Investors Should Sell Verizon Before A Potential Bubble Bursts

| About: Verizon Communications (VZ)

Verizon Communications, Inc. (NYSE:VZ) shares have enjoyed a major rally from about $41 in early 2013 to over $52 today. Just look at the chart below to see a nearly parabolic-like run in this stock which is now very extended and well-beyond key support levels. Taking advantage of pullbacks in stocks with cheap valuations makes sense and this is often labeled and viewed as a "buying opportunity". Conversely, selling stocks that are at rich valuations and extended beyond key support levels can also be a great "selling opportunity", and that is what I believe Verizon shares are offering investors now, a great chance to sell and take profits.

As the chart above shows, Verizon shares have seen a huge gain this year as investors reach for yield in familiar names. However, this is starting to look like a bubble forming and investors could find themselves losing a couple of years worth of dividend yield very quickly if the stock experiences even a normal pullback. Verizon shares are extended beyond key support levels which include the 50-day moving average which is at $49.33 (as indicated by the orange trendline), and even further beyond the 200-day moving average which is $44.64 (as indicated by the light brown trendline on the chart). In a market correction or if Verizon were to report negative news, or possibly disappointing earnings or weak guidance, the stock could be heading back down towards those key support levels.

While it might be tough for investors to consider selling a stock that has been outperforming, it might be a lot easier after considering that typically slow growing telecom stocks do not tend to command the massive premiums we see today. A Barron's article details the huge expansion in the price to earnings multiple of telecom stocks over the past few years, it states:

When this bull run began in March 2009, telecom stocks fetched just 9.2 times what phone companies had earned over the preceding 12 months, according to data from Bespoke Investment Group. By last week, that had jumped to 23 times -- the biggest increase of any sector excluding financials, and a sign that telecom stocks are rising much faster than their earnings.

This indicates that investors are now paying more than twice the historical price to earnings multiple average. While this might be fun now, when interest rates are "normalized" and investors can get safe yields that are similar or even better than the dividend yield offered by Verizon today, these shares could "revert to the mean" in terms of price to earnings valuation and leave investors with major losses.

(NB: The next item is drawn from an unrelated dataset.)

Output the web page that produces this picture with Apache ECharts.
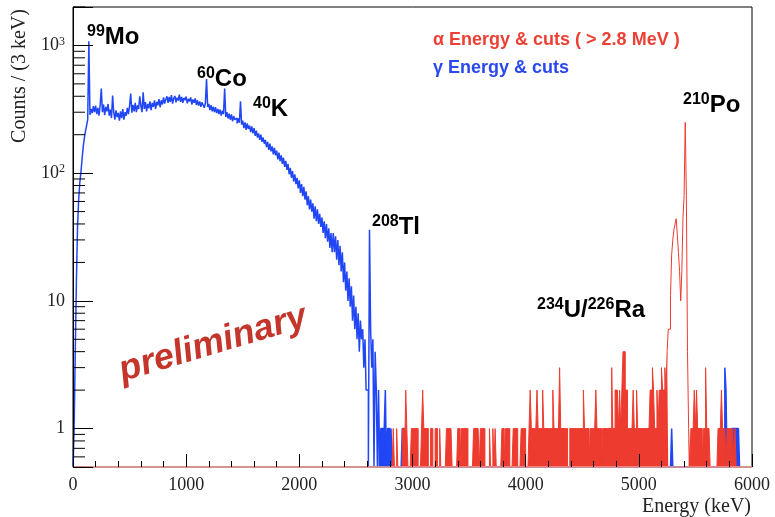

Analysts expect Verizon to earn $2.80 per share in 2013. That puts the price to earnings ratio at nearly 19 times earnings. This is a premium of about 15% when compared to the average stock in the S&P 500 Index (NYSEARCA:SPY) which currently trades for about 15.5 times earnings. Verizon also appears overvalued when considering that it trades for about 4.5 times book value which is $11.64 per share. This is a major premium of nearly double the average S&P 500 Index stock which trades at just about 2.43 times book value. With the dividend yield now below 4% and with multiple signs of overvaluation for Verizon, this appears to be a great time to take profits and sell at historically high valuations.

Here are some key points for VZ:
Current share price: $52.05
The 52 week range is $40.10 to $54.31
Earnings estimates for 2013: $2.80 per share
Earnings estimates for 2014: $3.22 per share
Annual dividend: $2.06 which yields 3.9%

Data is sourced from Yahoo Finance. No guarantees or representations are made. Hawkinvest is not a registered investment advisor and does not provide specific investment advice. The information is for informational purposes only. You should always consult a financial advisor.

Disclosure: I have no positions in any stocks mentioned, and no plans to initiate any positions within the next 72 hours. I wrote this article myself, and it expresses my own opinions. I am not receiving compensation for it (other than from Seeking Alpha). I have no business relationship with any company whose stock is mentioned in this article.